Is your company correctly verifying employment eligibility? An employer that fails to comply with the Department of Homeland Security’s (DHS) employment verification requirements may be subject to both civil and criminal penalties. These requirements apply to all employers, including:
- Agricultural associations, agricultural employers or farm labor contractors who employ, recruit or refer people for a fee; and
- Those who employ anyone for domestic work in their private home on a regular basis (such as every week.)
The following outlines some of DHS verification requirements:
- Employers must verify employment eligibility for all employees, including U.S. citizens and nationals. All employees must complete an Employment Verification Form (Form I-9) upon hire. DHS released a new Form I-9 on November 7, 2007. All employers were required to begin using this form by December 26, 2007.

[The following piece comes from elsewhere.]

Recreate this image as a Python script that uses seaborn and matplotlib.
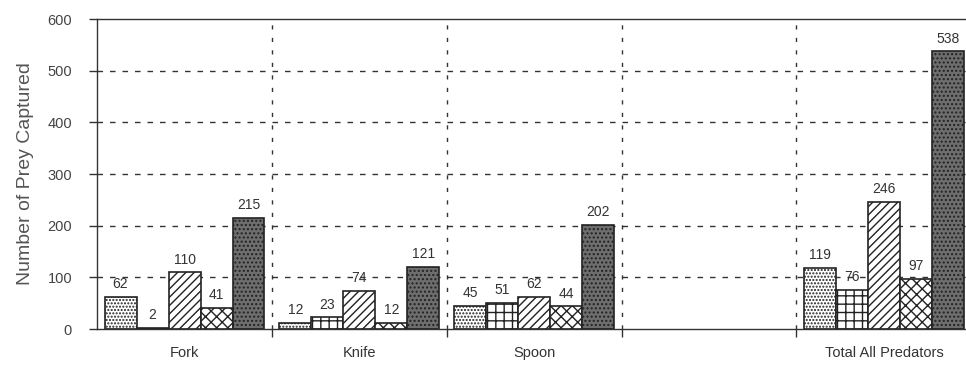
import numpy as np
import pandas as pd
import matplotlib
matplotlib.use('Agg')
import matplotlib.pyplot as plt
import seaborn as sns

# data
groups = ['Fork', 'Knife', 'Spoon', 'Total All Predators']
prey_types = ['Type 1', 'Type 2', 'Type 3', 'Type 4', 'Type 5']
fork = [62, 2, 110, 41, 215]
knife = [12, 23, 74, 12, 121]
spoon = [45, 51, 62, 44, 202]
total = [119, 76, 246, 97, 538]
yticks = [0, 100, 200, 300, 400, 500, 600]

order = ['Fork', 'Knife', 'Spoon', ' ', 'Total All Predators']

rows = []
for g, vals in zip(groups, [fork, knife, spoon, total]):
    for p, v in zip(prey_types, vals):
        rows.append({'group': g, 'prey': p, 'count': v})
df = pd.DataFrame(rows)

sns.set_style('white')
plt.rcParams['font.family'] = ['Liberation Sans', 'DejaVu Sans']
plt.rcParams['hatch.linewidth'] = 1.0

fig = plt.figure(figsize=(9.66, 3.66), dpi=100)
ax = fig.add_axes([0.1005, 0.101, 0.905, 0.847])

sns.barplot(data=df, x='group', y='count', hue='prey', order=order,
            hue_order=prey_types, width=0.915, legend=False,
            edgecolor='#222222', linewidth=1.2, ax=ax)

styles = [('white', '.....'), ('white', '++'), ('white', '////'),
          ('white', 'xxx'), ('#6e6e6e', '....')]
for cont, (fc, h) in zip(ax.containers, styles):
    for bar in cont:
        bar.set_facecolor(fc)
        bar.set_hatch(h)
        bar.set_edgecolor('#222222')
    ax.bar_label(cont, padding=4, fontsize=10, color='#333333')

ax.set_ylim(0, 600)
ax.set_xlim(-0.5, 4.5)
ax.set_yticks(yticks)
ax.set_yticklabels([str(t) for t in yticks], fontsize=10.5, color='#444444')
ax.tick_params(axis='y', left=True, direction='out', length=6, width=1, color='#333333', pad=12)
ax.tick_params(axis='x', which='major', bottom=False, length=0, labelsize=10.5, labelcolor='#333333', pad=12)
ax.set_xticks([0.5, 1.5, 2.5, 3.5], minor=True)
ax.tick_params(axis='x', which='minor', bottom=True, direction='out', length=6, width=1, color='#333333')

ax.set_xlabel('')
ax.set_ylabel('Number of Prey Captured', fontsize=14, color='#555555', labelpad=10)

for y in yticks[1:-1]:
    ax.axhline(y, color='#333333', lw=1, ls=(0, (4, 5)), zorder=0)
for x in [0.5, 1.5, 2.5, 3.5]:
    ax.axvline(x, color='#333333', lw=1, ls=(0, (3, 6)), zorder=0)

for s in ['left', 'bottom', 'top']:
    ax.spines[s].set_visible(True)
    ax.spines[s].set_color('#333333')
    ax.spines[s].set_linewidth(1.0)
ax.spines['right'].set_visible(False)

fig.savefig('out.png', dpi=100)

- Employers only need to verify employment eligibility for actual, and not potential, hires.
- A Form I-9 must be completed when the employer gives anything of value in exchange for labor. Thus a property manager that provides services in exchange for free room and board must complete an I-9, even though he does not receive cash wages.
- An employer can terminate an employee who fails to either (1) produce the requested document(s) or (2) produce a recipe for a replacement document(s) within three business days. However, the employer must apply this practice uniformly to all employees.
- An employer that becomes aware, post hire, that the employee is not actually authorized to work cannot continue to employ the worker.
- Employees cannot present a photocopy of a verification document. With the exception of a certified birth certificate, all documents must be originals.
- Employers are charged with the responsibility of examining the employee verification documents to determine whether they reasonably appear to be genuine.
Employers are urged to review their hiring polices to ensure that they are complying with the current employment verification requirements. Employers who are not familiar with these requirements would benefit from contacting an employment attorney.